▼▼▼
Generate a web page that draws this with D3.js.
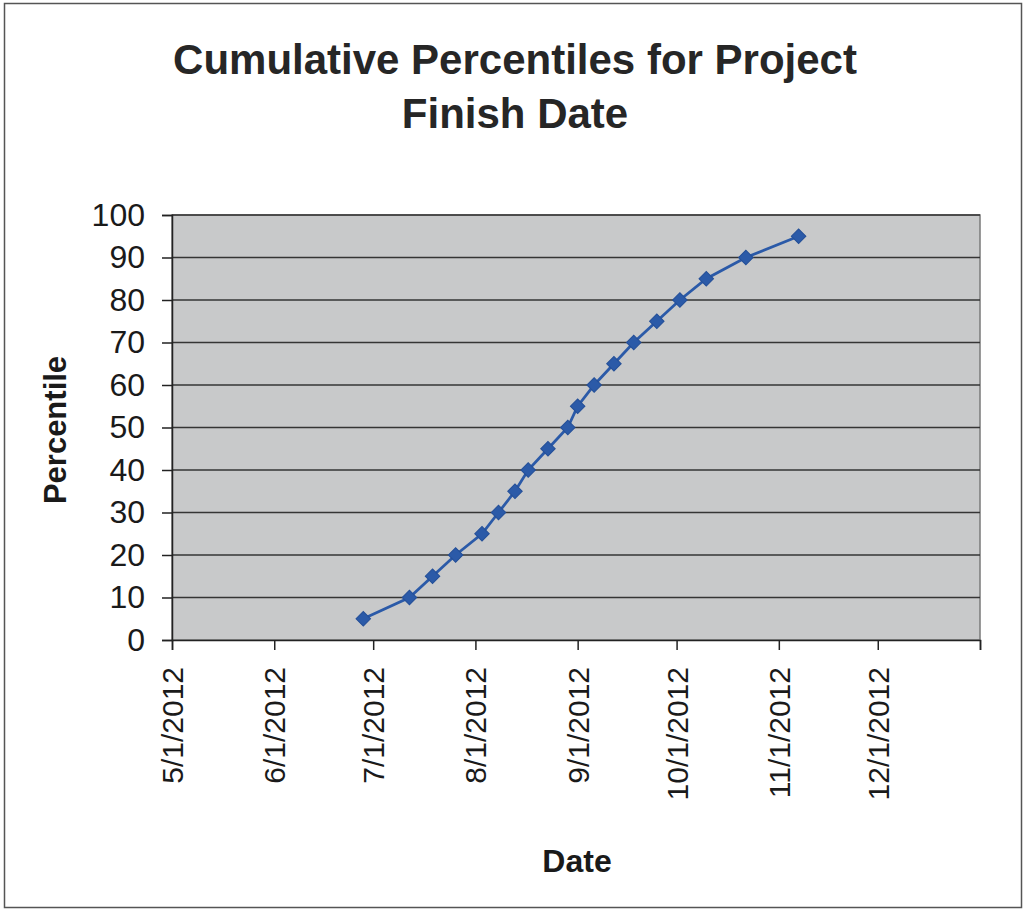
<!DOCTYPE html>
<html>
<head>
<meta charset="utf-8">
<script src="https://cdn.jsdelivr.net/npm/d3@7"></script>
<style>
  html, body { margin: 0; padding: 0; background: #ffffff; }
  svg { display: block; }
</style>
</head>
<body>
<svg id="chart" width="1025" height="911"></svg>
<script>
// ---- data ----
const titleLines = ["Cumulative Percentiles for Project", "Finish Date"];
const xAxisTitle = "Date";
const yAxisTitle = "Percentile";
const finishDates = ["2012-06-28","2012-07-12","2012-07-19","2012-07-26","2012-08-03","2012-08-08","2012-08-13","2012-08-17","2012-08-23","2012-08-29","2012-09-01","2012-09-06","2012-09-12","2012-09-18","2012-09-25","2012-10-02","2012-10-10","2012-10-22","2012-11-07"];
const percentiles = [5,10,15,20,25,30,35,40,45,50,55,60,65,70,75,80,85,90,95];
const xTickDates = ["2012-05-01","2012-06-01","2012-07-01","2012-08-01","2012-09-01","2012-10-01","2012-11-01","2012-12-01","2013-01-01"];
const xTickLabels = ["5/1/2012","6/1/2012","7/1/2012","8/1/2012","9/1/2012","10/1/2012","11/1/2012","12/1/2012",""];
const yTicks = [0,10,20,30,40,50,60,70,80,90,100];

const parse = d3.utcParse("%Y-%m-%d");
const points = finishDates.map((d, i) => ({date: parse(d), p: percentiles[i]}));
const tickDates = xTickDates.map(parse);

const svg = d3.select("#chart");
const plot = {left: 172, right: 980, top: 215, bottom: 640};
const font = "'Liberation Sans', Arial, sans-serif";

// outer border
svg.append("rect").attr("x", 4.5).attr("y", 3.5).attr("width", 1017).attr("height", 904)
  .attr("fill", "#fff").attr("stroke", "#555").attr("stroke-width", 1.5);

const x = d3.scaleUtc().domain([tickDates[0], tickDates[tickDates.length - 1]]).range([plot.left, plot.right]);
const y = d3.scaleLinear().domain([0, 100]).range([plot.bottom, plot.top]);

// plot area
svg.append("rect").attr("x", plot.left).attr("y", plot.top)
  .attr("width", plot.right - plot.left).attr("height", plot.bottom - plot.top)
  .attr("fill", "#c8c9ca").attr("stroke", "#7a7a7a").attr("stroke-width", 1.5);

// gridlines
svg.append("g").selectAll("line").data(yTicks.filter(v => v > 0)).join("line")
  .attr("x1", plot.left).attr("x2", plot.right)
  .attr("y1", d => y(d)).attr("y2", d => y(d))
  .attr("stroke", "#353535").attr("stroke-width", 1.6);

// y axis
const yAxis = svg.append("g").attr("transform", `translate(${plot.left},0)`)
  .call(d3.axisLeft(y).tickValues(yTicks).tickSize(10).tickPadding(17).tickFormat(d3.format("d")));
yAxis.select(".domain").attr("stroke", "#222").attr("stroke-width", 1.5);
yAxis.selectAll(".tick line").attr("stroke", "#222").attr("stroke-width", 1.5);
yAxis.selectAll("text").attr("font-family", font).attr("font-size", 32).attr("fill", "#1a1a1a");

// x axis
const xAxis = svg.append("g").attr("transform", `translate(0,${plot.bottom})`)
  .call(d3.axisBottom(x).tickValues(tickDates).tickSize(10).tickFormat((d, i) => xTickLabels[i]));
xAxis.select(".domain").attr("stroke", "#222").attr("stroke-width", 1.5);
xAxis.selectAll(".tick line").attr("stroke", "#222").attr("stroke-width", 1.5);
xAxis.selectAll("text")
  .attr("font-family", font).attr("font-size", 30).attr("fill", "#1a1a1a")
  .attr("text-anchor", "end")
  .attr("transform", "rotate(-90)")
  .attr("x", -27).attr("y", 0).attr("dy", "0.35em");

// series line
const line = d3.line().x(d => x(d.date)).y(d => y(d.p));
svg.append("path").datum(points).attr("d", line)
  .attr("fill", "none").attr("stroke", "#2b5aa8").attr("stroke-width", 2.8);

// markers
svg.append("g").selectAll("path").data(points).join("path")
  .attr("d", d3.symbol(d3.symbolSquare, 105)())
  .attr("transform", d => `translate(${x(d.date)},${y(d.p)}) rotate(45)`)
  .attr("fill", "#2b5aa8").attr("stroke", "#244f98").attr("stroke-width", 1);

// title
svg.append("g").selectAll("text").data(titleLines).join("text")
  .attr("x", 515).attr("y", (d, i) => 74 + i * 54)
  .attr("text-anchor", "middle")
  .attr("font-family", font).attr("font-weight", "bold").attr("font-size", 42)
  .attr("fill", "#262626")
  .text(d => d);

// axis titles
svg.append("text").attr("x", 577).attr("y", 872).attr("text-anchor", "middle")
  .attr("font-family", font).attr("font-weight", "bold").attr("font-size", 32).attr("fill", "#1a1a1a")
  .text(xAxisTitle);
svg.append("text").attr("transform", "translate(66,430) rotate(-90)").attr("text-anchor", "middle")
  .attr("font-family", font).attr("font-weight", "bold").attr("font-size", 31).attr("fill", "#1a1a1a")
  .text(yAxisTitle);
</script>
</body>
</html>
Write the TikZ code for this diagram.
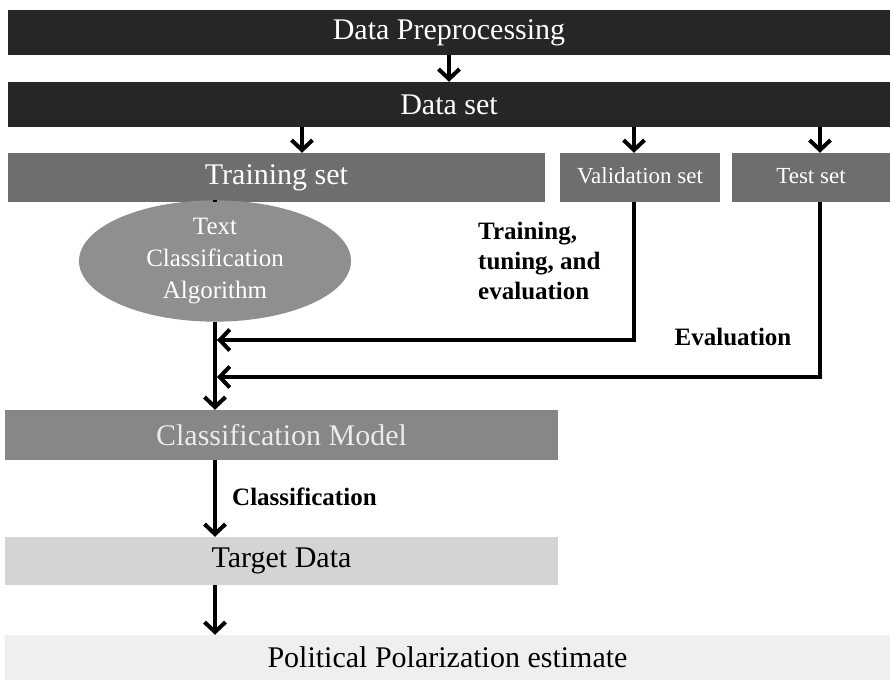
▲▲▲
Using the records above, copy every line that has the word "this" in it.

Generate a web page that draws this with D3.js.
Write the TikZ code for this diagram.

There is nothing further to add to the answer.